→ Directions for this task
Retype the opening lines of the data exactly, stopping after the line that contains "const INK = '#383838';". Skip every picture.

→ Information provided

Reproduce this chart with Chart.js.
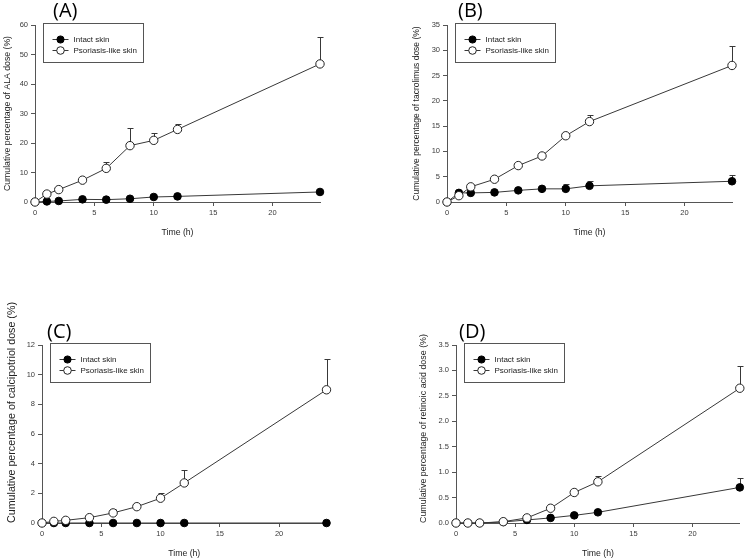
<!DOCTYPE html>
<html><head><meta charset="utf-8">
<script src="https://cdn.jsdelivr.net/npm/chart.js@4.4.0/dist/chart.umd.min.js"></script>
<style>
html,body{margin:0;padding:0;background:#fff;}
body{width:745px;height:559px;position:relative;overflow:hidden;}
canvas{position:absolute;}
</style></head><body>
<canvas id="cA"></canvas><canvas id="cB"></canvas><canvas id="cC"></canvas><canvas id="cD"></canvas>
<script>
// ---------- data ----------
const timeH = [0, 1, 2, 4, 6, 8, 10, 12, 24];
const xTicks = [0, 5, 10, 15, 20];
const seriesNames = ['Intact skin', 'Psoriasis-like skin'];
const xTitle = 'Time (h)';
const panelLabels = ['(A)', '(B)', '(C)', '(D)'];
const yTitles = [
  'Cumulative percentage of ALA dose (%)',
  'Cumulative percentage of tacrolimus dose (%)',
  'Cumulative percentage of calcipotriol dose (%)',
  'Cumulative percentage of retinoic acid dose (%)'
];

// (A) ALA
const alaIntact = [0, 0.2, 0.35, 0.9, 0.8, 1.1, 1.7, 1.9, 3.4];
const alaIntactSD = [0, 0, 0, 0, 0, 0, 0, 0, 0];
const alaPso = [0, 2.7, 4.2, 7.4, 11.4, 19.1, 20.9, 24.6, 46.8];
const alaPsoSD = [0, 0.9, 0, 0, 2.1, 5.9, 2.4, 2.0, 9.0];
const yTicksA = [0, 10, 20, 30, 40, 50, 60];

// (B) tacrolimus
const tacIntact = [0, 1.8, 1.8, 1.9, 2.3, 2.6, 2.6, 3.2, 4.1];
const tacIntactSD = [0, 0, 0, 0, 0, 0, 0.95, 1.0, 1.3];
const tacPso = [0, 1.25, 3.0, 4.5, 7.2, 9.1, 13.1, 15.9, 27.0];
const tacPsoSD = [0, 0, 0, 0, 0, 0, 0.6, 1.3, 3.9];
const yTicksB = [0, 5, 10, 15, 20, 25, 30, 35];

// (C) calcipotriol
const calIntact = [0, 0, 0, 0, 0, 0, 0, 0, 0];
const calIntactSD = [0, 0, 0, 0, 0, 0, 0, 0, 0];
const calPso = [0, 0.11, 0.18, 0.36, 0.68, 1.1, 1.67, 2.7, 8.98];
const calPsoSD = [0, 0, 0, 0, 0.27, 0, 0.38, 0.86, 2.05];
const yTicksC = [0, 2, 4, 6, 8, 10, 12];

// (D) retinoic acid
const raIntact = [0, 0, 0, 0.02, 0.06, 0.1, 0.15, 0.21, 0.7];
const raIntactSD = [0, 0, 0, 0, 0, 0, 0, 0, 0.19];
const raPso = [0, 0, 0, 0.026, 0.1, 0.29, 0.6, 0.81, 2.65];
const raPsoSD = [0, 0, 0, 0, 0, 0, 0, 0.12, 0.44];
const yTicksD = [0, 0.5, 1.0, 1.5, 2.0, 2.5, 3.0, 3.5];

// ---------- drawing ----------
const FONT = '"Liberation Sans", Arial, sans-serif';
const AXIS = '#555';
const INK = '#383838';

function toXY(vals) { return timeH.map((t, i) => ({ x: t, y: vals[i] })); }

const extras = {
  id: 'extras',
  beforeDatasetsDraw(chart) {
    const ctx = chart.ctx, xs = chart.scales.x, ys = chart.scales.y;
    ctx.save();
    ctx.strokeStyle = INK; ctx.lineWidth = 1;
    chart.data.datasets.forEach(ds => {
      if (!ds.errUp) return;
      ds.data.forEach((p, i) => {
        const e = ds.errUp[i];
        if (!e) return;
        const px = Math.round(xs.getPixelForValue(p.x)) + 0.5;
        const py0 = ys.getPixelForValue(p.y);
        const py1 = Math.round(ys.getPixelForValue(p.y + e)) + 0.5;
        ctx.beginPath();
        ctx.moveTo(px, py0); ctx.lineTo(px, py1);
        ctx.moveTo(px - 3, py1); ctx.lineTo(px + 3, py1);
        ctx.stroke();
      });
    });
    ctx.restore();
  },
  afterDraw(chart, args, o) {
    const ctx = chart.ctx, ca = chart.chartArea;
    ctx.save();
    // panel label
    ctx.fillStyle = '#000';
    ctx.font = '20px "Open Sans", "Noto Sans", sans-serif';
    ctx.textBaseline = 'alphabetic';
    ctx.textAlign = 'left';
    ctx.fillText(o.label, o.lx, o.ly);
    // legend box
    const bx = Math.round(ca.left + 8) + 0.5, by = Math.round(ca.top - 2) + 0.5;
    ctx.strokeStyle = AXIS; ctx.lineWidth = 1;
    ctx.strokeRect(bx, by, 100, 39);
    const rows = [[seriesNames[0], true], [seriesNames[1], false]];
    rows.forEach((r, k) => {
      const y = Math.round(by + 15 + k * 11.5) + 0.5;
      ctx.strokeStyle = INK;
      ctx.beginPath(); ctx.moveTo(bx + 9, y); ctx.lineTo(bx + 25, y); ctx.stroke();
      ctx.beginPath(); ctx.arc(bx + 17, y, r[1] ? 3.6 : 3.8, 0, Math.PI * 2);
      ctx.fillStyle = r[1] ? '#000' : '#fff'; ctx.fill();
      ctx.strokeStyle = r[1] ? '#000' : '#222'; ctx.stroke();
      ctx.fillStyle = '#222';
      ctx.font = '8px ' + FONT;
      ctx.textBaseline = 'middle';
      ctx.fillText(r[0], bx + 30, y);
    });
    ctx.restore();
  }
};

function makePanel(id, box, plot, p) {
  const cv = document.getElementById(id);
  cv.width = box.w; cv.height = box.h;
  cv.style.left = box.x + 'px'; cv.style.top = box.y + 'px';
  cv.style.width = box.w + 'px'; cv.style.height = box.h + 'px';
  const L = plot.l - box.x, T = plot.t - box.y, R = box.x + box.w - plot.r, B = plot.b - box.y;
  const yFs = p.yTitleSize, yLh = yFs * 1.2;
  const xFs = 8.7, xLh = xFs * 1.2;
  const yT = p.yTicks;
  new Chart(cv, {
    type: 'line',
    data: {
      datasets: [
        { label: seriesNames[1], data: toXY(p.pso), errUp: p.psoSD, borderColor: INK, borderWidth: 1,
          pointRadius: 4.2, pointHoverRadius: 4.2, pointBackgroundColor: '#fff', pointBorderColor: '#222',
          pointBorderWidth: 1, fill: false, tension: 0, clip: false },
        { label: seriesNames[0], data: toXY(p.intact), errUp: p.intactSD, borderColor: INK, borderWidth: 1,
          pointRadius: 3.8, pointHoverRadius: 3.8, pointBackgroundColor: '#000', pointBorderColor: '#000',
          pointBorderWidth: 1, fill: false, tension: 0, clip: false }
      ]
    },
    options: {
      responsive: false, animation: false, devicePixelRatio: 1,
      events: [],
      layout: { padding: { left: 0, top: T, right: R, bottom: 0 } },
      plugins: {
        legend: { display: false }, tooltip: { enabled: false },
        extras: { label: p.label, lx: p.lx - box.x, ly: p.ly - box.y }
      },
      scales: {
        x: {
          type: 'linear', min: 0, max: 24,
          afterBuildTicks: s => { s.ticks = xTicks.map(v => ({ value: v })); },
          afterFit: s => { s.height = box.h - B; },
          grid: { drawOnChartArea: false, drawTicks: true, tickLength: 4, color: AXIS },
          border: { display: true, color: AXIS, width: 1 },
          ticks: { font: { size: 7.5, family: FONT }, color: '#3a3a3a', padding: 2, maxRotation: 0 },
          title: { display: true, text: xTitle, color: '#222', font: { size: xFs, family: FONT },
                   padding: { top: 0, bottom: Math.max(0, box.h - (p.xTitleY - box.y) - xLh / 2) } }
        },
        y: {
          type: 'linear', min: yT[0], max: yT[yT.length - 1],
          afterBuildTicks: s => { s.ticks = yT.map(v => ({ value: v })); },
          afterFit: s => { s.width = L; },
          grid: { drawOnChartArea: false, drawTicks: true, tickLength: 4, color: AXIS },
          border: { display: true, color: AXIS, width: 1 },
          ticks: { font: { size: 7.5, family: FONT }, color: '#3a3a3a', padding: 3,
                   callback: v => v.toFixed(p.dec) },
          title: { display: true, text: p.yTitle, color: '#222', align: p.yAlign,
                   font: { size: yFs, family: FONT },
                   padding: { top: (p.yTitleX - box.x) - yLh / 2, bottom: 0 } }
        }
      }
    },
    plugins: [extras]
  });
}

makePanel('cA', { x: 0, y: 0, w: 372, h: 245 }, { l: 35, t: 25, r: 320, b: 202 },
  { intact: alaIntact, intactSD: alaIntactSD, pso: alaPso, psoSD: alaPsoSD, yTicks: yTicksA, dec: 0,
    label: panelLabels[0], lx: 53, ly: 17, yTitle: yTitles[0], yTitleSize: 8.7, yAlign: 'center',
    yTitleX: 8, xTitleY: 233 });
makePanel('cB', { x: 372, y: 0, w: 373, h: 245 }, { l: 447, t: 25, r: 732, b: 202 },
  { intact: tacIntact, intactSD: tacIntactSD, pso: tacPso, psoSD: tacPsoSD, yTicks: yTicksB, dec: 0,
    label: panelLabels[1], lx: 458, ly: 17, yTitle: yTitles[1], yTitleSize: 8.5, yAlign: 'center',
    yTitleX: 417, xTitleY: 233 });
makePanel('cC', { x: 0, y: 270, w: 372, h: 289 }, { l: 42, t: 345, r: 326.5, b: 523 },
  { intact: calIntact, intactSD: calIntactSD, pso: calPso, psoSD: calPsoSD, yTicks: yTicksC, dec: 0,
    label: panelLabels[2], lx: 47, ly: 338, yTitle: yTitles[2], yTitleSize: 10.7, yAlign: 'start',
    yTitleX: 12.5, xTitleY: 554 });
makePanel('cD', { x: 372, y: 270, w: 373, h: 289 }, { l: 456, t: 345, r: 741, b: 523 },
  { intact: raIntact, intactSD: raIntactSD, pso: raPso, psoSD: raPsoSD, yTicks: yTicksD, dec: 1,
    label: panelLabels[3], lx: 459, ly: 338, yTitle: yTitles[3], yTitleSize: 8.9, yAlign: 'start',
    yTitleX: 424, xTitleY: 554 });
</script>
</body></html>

→ Finished exercise
Reproduce this chart with Chart.js.
<!DOCTYPE html>
<html><head><meta charset="utf-8">
<script src="https://cdn.jsdelivr.net/npm/chart.js@4.4.0/dist/chart.umd.min.js"></script>
<style>
html,body{margin:0;padding:0;background:#fff;}
body{width:745px;height:559px;position:relative;overflow:hidden;}
canvas{position:absolute;}
</style></head><body>
<canvas id="cA"></canvas><canvas id="cB"></canvas><canvas id="cC"></canvas><canvas id="cD"></canvas>
<script>
// ---------- data ----------
const timeH = [0, 1, 2, 4, 6, 8, 10, 12, 24];
const xTicks = [0, 5, 10, 15, 20];
const seriesNames = ['Intact skin', 'Psoriasis-like skin'];
const xTitle = 'Time (h)';
const panelLabels = ['(A)', '(B)', '(C)', '(D)'];
const yTitles = [
  'Cumulative percentage of ALA dose (%)',
  'Cumulative percentage of tacrolimus dose (%)',
  'Cumulative percentage of calcipotriol dose (%)',
  'Cumulative percentage of retinoic acid dose (%)'
];

// (A) ALA
const alaIntact = [0, 0.2, 0.35, 0.9, 0.8, 1.1, 1.7, 1.9, 3.4];
const alaIntactSD = [0, 0, 0, 0, 0, 0, 0, 0, 0];
const alaPso = [0, 2.7, 4.2, 7.4, 11.4, 19.1, 20.9, 24.6, 46.8];
const alaPsoSD = [0, 0.9, 0, 0, 2.1, 5.9, 2.4, 2.0, 9.0];
const yTicksA = [0, 10, 20, 30, 40, 50, 60];

// (B) tacrolimus
const tacIntact = [0, 1.8, 1.8, 1.9, 2.3, 2.6, 2.6, 3.2, 4.1];
const tacIntactSD = [0, 0, 0, 0, 0, 0, 0.95, 1.0, 1.3];
const tacPso = [0, 1.25, 3.0, 4.5, 7.2, 9.1, 13.1, 15.9, 27.0];
const tacPsoSD = [0, 0, 0, 0, 0, 0, 0.6, 1.3, 3.9];
const yTicksB = [0, 5, 10, 15, 20, 25, 30, 35];

// (C) calcipotriol
const calIntact = [0, 0, 0, 0, 0, 0, 0, 0, 0];
const calIntactSD = [0, 0, 0, 0, 0, 0, 0, 0, 0];
const calPso = [0, 0.11, 0.18, 0.36, 0.68, 1.1, 1.67, 2.7, 8.98];
const calPsoSD = [0, 0, 0, 0, 0.27, 0, 0.38, 0.86, 2.05];
const yTicksC = [0, 2, 4, 6, 8, 10, 12];

// (D) retinoic acid
const raIntact = [0, 0, 0, 0.02, 0.06, 0.1, 0.15, 0.21, 0.7];
const raIntactSD = [0, 0, 0, 0, 0, 0, 0, 0, 0.19];
const raPso = [0, 0, 0, 0.026, 0.1, 0.29, 0.6, 0.81, 2.65];
const raPsoSD = [0, 0, 0, 0, 0, 0, 0, 0.12, 0.44];
const yTicksD = [0, 0.5, 1.0, 1.5, 2.0, 2.5, 3.0, 3.5];

// ---------- drawing ----------
const FONT = '"Liberation Sans", Arial, sans-serif';
const AXIS = '#555';
const INK = '#383838';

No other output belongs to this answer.